Every once in a while the world we live in jumps up and gives us a shake that says, ‘This isn’t your grandparent’s planet.’  

Indeed, last night just before heading to bed I switched over to NASA television and there, on recent delay, was Karen Nyberg, the newest American resident astronaut of the International Space Station, floating among her crewmates 200+ miles off the planet talking with family back in Kazakhstan, the place she had left just a few hours prior on her launch into space.   I mean, human beings living in space?  That’s an idea my grandparents only read about in Jules Verne-type science fiction.

But it was a couple other events yesterday that got me to thinking about how much the world has changed in a just a lifetime or two.  

A month or so ago, an Audubon friend sent along a magazine article by Julie Dobrow of Tufts University about none other than Mabel Loomis Todd, the original editor of the Emily Dickinson poetry and subject of the book I’m trying to write.  In the course of this article about Mrs. Todd and her daughter, Millicent Todd Bingham, I read that Dobrow had read Mrs. Todd’s journals and diaries, something she is rather famous for in literary and historical circles, on microfilm while at home in Boston.  

Hmm, thought I.  I had planned on investigating said journals and diaries for my work, too, but figured I’d have to spend days in New Haven at Yale’s Sterling Library doing it.  If I could get that material here in Dayton, I could surely spend lots more time checking out what Mrs. Todd was thinking and writing in 1908 when she set about buying most of Hog Island with a friend.  

Indeed, with assistance from Dr. David Dominic at Wright State, I was able to secure a few reels of the available microfilm and have spent many hours over the last month sorting through what Mrs. Todd was up to way back then.    Let’s just say I’ve learned lots of stuff from that reading and took many notes in the process.  I am confident the chapter about her and her husband David Todd’s establishing Camp Mavooshen on Hog Island will have more informative anecdotes that I could have put together a month ago. 

And then as I settled down at my computer late yesterday afternoon, I thought I’d check in on Rachel, the osprey sitting on eggs high atop Hog Island, via the Explore.com camera.  And it hit me that this is surely not any capability my grandparents, or parents for that matter, ever had.  

I mean, here I am in Dayton, Ohio, reading the personal writings of a woman who’s effects are archived in New England, while at the same time watching a live camera feed of a wild animal incubating eggs on the very island the New England woman loved enough to purchase and save in largely a wilderness state.  

Modern communication has made this world such a place, you know?  ;-)
***
Within the next couple of days I will be updating my other blog, The Dressy Adventuress, with some stories from this last month’s reading of Mabel Todd’s journals and diaries.  Please check it out at:  http://thedressyadventuress.blogspot.com

Today’s elder idea:   Mrs.
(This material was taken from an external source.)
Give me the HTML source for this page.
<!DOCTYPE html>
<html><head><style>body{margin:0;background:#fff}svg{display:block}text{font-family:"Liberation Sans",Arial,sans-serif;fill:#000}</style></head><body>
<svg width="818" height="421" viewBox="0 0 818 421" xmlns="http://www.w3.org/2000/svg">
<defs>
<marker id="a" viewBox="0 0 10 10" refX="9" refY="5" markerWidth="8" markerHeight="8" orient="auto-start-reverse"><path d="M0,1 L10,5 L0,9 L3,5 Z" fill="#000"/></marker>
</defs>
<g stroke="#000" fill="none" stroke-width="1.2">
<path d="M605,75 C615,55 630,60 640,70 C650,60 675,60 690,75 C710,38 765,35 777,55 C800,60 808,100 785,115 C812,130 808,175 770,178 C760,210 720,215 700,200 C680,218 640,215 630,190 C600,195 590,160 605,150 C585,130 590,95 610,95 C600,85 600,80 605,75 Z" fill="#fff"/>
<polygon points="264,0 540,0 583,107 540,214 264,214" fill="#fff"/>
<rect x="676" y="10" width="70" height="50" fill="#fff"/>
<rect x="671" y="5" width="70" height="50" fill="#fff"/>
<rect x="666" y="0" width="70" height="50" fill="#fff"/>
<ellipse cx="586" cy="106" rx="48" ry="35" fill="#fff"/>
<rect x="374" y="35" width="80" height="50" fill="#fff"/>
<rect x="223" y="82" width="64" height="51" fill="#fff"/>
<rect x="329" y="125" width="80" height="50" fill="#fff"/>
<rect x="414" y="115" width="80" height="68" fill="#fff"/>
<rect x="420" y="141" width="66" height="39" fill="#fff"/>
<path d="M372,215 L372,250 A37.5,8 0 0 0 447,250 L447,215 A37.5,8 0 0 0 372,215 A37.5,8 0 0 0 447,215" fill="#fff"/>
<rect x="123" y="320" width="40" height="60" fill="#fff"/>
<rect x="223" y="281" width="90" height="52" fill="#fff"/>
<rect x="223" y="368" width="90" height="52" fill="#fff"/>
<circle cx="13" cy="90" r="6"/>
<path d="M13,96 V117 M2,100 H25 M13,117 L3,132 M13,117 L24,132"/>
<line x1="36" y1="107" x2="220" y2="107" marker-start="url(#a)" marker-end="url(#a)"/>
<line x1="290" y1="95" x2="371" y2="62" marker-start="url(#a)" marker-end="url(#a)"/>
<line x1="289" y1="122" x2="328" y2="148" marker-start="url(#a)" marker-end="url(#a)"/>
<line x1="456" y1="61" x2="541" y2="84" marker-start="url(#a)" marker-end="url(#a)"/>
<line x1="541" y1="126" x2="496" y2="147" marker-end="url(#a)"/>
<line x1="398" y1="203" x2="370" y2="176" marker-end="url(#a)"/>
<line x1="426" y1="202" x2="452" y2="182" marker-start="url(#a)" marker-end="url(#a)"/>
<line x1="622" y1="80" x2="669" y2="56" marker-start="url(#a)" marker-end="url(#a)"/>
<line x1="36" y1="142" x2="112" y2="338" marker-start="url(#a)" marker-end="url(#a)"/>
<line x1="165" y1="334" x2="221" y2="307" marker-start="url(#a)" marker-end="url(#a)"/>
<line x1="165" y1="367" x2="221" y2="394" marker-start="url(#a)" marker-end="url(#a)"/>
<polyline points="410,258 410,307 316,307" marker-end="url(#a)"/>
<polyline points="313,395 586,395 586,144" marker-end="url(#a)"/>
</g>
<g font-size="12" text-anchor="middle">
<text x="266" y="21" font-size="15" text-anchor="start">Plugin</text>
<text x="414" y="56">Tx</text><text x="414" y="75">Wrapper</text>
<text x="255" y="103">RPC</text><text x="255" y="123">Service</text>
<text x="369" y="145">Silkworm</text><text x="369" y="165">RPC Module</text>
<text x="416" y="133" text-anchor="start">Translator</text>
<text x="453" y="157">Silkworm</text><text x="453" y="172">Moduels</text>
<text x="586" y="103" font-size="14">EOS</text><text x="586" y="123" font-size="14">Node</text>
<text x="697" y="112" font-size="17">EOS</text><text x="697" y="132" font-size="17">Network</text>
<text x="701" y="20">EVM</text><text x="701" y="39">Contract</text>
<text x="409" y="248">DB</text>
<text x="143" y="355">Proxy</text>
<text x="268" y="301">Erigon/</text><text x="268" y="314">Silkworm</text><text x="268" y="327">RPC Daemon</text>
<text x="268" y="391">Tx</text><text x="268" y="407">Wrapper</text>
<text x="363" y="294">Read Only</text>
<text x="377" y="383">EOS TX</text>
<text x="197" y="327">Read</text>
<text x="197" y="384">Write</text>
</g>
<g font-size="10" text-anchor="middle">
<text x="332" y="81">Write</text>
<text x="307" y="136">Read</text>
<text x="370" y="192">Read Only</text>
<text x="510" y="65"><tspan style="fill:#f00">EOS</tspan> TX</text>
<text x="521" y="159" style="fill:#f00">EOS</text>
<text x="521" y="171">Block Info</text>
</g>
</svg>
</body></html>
Todd wrote a line or two in her diary every day.  The last entry was written by her friend, Howard Hilder, marking her death on Hog Island, 14 October 1932: 
Finis.  
After a morning spent in happy diligence, the end of an honored career of brilliant activities came suddenly soon after noon.  Dear, gallant soul, adieu!


image:  Computer screen shot from this morning of Rachel, the mother osprey, keeping the unhatched kids warm.